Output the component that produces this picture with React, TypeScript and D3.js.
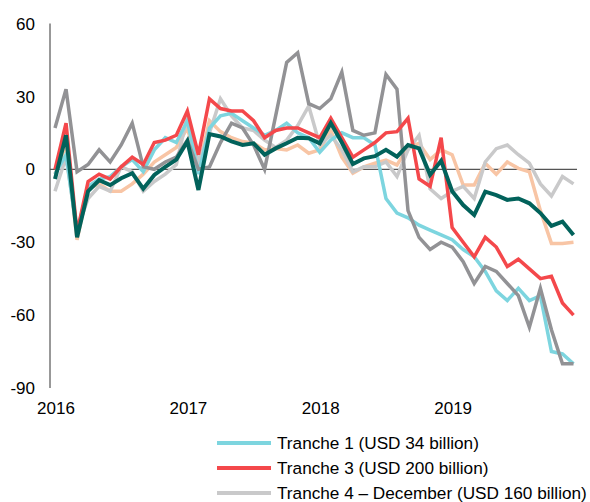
import React from "react";
import * as d3 from "d3";

const yearLabels = ["2016", "2017", "2018", "2019"];
const yTicks = [60, 30, 0, -30, -60, -90];

// Monthly values, Jan 2016 .. Dec 2019
const tranche1 = [
  -2, 6, -26, -7, -4, -3, 1, 4, -1, 8, 13, 11,
  20, -2, 17, 22, 23, 20, 17, 14, 16, 19, 15, 13,
  7, 12, 15, 13, 13, 10, -12, -18, -20, -23, -25, -27,
  -29, -33, -36, -42, -50, -54, -49, -54, -52, -75, -76, -80,
];
const tranche3 = [
  0, 19, -26, -5, -2, -4, 1, 5, 2, 11, 12, 14,
  24, 6, 29, 25, 24, 24, 20, 13, 16, 17, 17, 15,
  13, 21, 13, 5, 8, 11, 15, 15.5, 21, -4, -7, 13,
  -24, -30, -36, -28, -32, -40, -37, -41, -45, -44, -55, -60,
];
const tranche4Dec = [
  -9, 5, -25, -12, -7, -9, 1, -1, -9, -5, -2, 2,
  22, 3, 15, 29, 22, 17, 16, 12, 9, 12, 18, 26,
  10, 14, 8, -1, 1, 1, 3, -3, 8, 14, -8, -12,
  -9, -7, -12, 3, 8.5, 10, 6, 2.5, -6, -11, -3, -6,
];
const trancheDarkGray = [
  17, 33, -1, 2, 8, 3, 10, 19, 1, 0, 3, 5,
  12, 0, 1, 11, 19, 17, 10, 0, 22, 44, 48, 27,
  25, 29, 40, 16, 14, 15, 39, 33, -17, -28, -33, -30,
  -32, -38, -47, -40, -42, -47, -52, -65, -49, -66, -80, -80,
];
const tranchePeach = [
  -2, 10, -29, -8, -6, -9, -9, -6, -2, 3, 6, 9,
  17, 0, 20, 15.5, 13, 11.4, 10.7, 8, 8.6, 8, 10, 6.6,
  8, 16, 5, -1.6, 1, 2.5, 3.8, 1.8, 9, 10.7, 4, 8,
  6, -6.5, -6.5, 2.5, -2, 3, 0.4, -1, -17, -30.5, -30.5, -30,
];
const trancheGreen = [
  -4, 14, -28, -9, -4.5, -6.5, -3.7, -1.6, -8, -2.3, 1, 4,
  11.5, -8.5, 14.5, 13.5, 11.5, 10, 10.7, 6, 8.6, 10.7, 13, 12.8,
  10.7, 19, 11, 2.2, 4.5, 5.4, 8, 5.2, 10, 8.6, -2.3, 3.5,
  -9, -14.7, -18.8, -9.2, -10.6, -12.6, -12, -14, -18, -23.3, -21.5, -27,
];

const legendLabels = [
  "Tranche 1 (USD 34 billion)",
  "Tranche 3 (USD 200 billion)",
  "Tranche 4 \u2013 December (USD 160 billion)",
];

const COLORS = {
  cyan: "#7dd5df",
  red: "#f4484b",
  lightGray: "#c9c9ca",
  darkGray: "#929295",
  peach: "#f8c5a5",
  green: "#02625b",
};

export default function App() {
  const W = 590;
  const H = 502;
  const x = d3.scaleLinear().domain([0, 47]).range([55, 573.5]);
  const y = d3.scaleLinear().domain([-90, 60]).range([388, 23.5]);
  const line = d3
    .line<number>()
    .x((_, i) => x(i))
    .y((d) => y(d));

  const series = [
    { data: tranchePeach, color: COLORS.peach, w: 3.5 },
    { data: tranche4Dec, color: COLORS.lightGray, w: 3.5 },
    { data: tranche1, color: COLORS.cyan, w: 3.5 },
    { data: trancheDarkGray, color: COLORS.darkGray, w: 3.5 },
    { data: tranche3, color: COLORS.red, w: 3.5 },
    { data: trancheGreen, color: COLORS.green, w: 4 },
  ];

  const legendColors = [COLORS.cyan, COLORS.red, COLORS.lightGray];
  const font = "'Liberation Sans', Arial, sans-serif";

  return (
    <svg
      width={W}
      height={H}
      style={{ position: "absolute", left: 0, top: 0, background: "#fff" }}
      fontFamily={font}
    >
      {/* y axis line */}
      <line x1={50} x2={50} y1={y(60)} y2={y(-90)} stroke="#333" strokeWidth={1} />
      {/* zero line */}
      <line x1={50} x2={577} y1={y(0)} y2={y(0)} stroke="#555" strokeWidth={1.3} />
      {yTicks.map((t) => (
        <text
          key={t}
          x={35}
          y={y(t)}
          dy="0.36em"
          textAnchor="end"
          fontSize={17}
          fill="#000"
        >
          {t}
        </text>
      ))}
      {yearLabels.map((lab, i) => (
        <text
          key={lab}
          x={x(i * 12) + 1}
          y={414}
          textAnchor="middle"
          fontSize={17}
          fill="#000"
        >
          {lab}
        </text>
      ))}
      {series.map((s, i) => (
        <path
          key={i}
          d={line(s.data) || ""}
          fill="none"
          stroke={s.color}
          strokeWidth={s.w}
        />
      ))}
      {legendLabels.map((lab, i) => (
        <g key={lab}>
          <line
            x1={217}
            x2={271}
            y1={443 + i * 25}
            y2={443 + i * 25}
            stroke={legendColors[i]}
            strokeWidth={4}
          />
          <text x={277} y={449 + i * 25} fontSize={17.2} fill="#000">
            {lab}
          </text>
        </g>
      ))}
    </svg>
  );
}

▶ [What to produce]: Write out an exact copy of the listing, first line through the line containing "const yTicks = [60, 30, 0, -30, -60, -90];", with the pictures left out.

▶ [Solution]:
Output the component that produces this picture with React, TypeScript and D3.js.
import React from "react";
import * as d3 from "d3";

const yearLabels = ["2016", "2017", "2018", "2019"];
const yTicks = [60, 30, 0, -30, -60, -90];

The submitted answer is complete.